Un piano perfetto, no?

Non proprio.

Piuttosto la solita, pericolosissima furbata spacciata per amor patrio - parola di Silvio - e invece perfettamente in linea con le strategie dittatoriali del sire di Arcore.

Pericolosissima perché i mercati hanno già reagito come anche un bambino avrebbe potuto prevedere.

Facendo cioè esplodere la loro sfiducia e precipitando l'Italia ben al di là della soglia limite di emergenza (tra l'altro, la furbata ha fatto addirittura precipitare Mediaset dell'11%...).

All'ultimo insulto che un Premier ormai neppure più inadeguato, ma esclusivamente pernicioso, poteva infliggere a questo paese, si aggiungono i balletti di un'opposizione che al momento appare risolutamente impegnata nel capire qual è la mossa più vantaggiosa per sé.

Votare è evidentemente al momento la scelta più irresponsabile per questo paese: eppure dopo Berlusconi, si accodano alla richiesta non solo Vendola ma anche Di Pietro e così pure - attenzione - la corrente benpensante del PD.

Del tutto incuranti dell'incendio da domare, con la mente soltanto a "fare cassa" sull'onda dell'antiberlusconismo (col timore che fra qualche mese o fra un anno si possa perdere qualche manciata di voti).

Fingendo di dimenticare che abbiamo un disperato bisogno, oltre che di calmierare i mercati, almeno di una legge elettorale nuova, se non di qualche fondamentale riforma strutturale che azzeri tutto e provi a farci ripartire di slancio.

Seppure l'istinto è quello di lasciarsi andare ad ovvi entusiasmi per la fine ormai prossima del regime, uno sguardo attento ed obiettivo all'orizzonte futuro sgomenta e atterrisce

E dà corpo alla sensazione che la classe politica attuale non vada soltanto ripensata.
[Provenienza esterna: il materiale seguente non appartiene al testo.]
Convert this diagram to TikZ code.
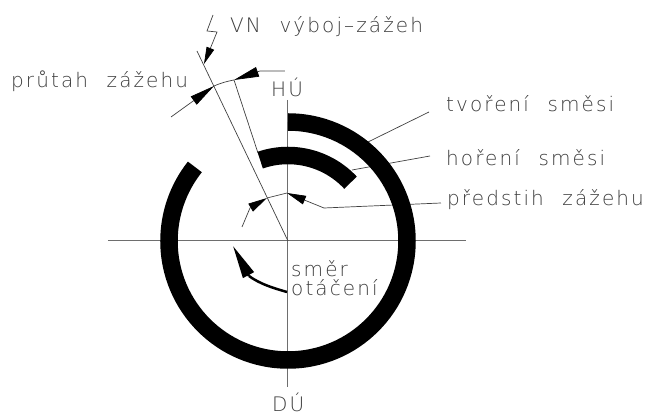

Ma praticamente riscritta.

Mentre i titoli di coda dell'italianissimo thriller chiamato "Prima Repubblica" tardano ancora a dissolversi sullo schermo consunto.

Update dell'10 novembre.

Il Presidente Napolitano, dopo il mercoledì di passione delle borse che affossano l'Italia, corre ai ripari e nomina Mario Monti senatore a vita, praticamente lanciandolo per la Presidenza del Consiglio del governo tecnico: un segnale forte e chiaro. Che puntuale arriva ai mercati oggi in ripresa. Bene così, Presidente. Avanti tutta.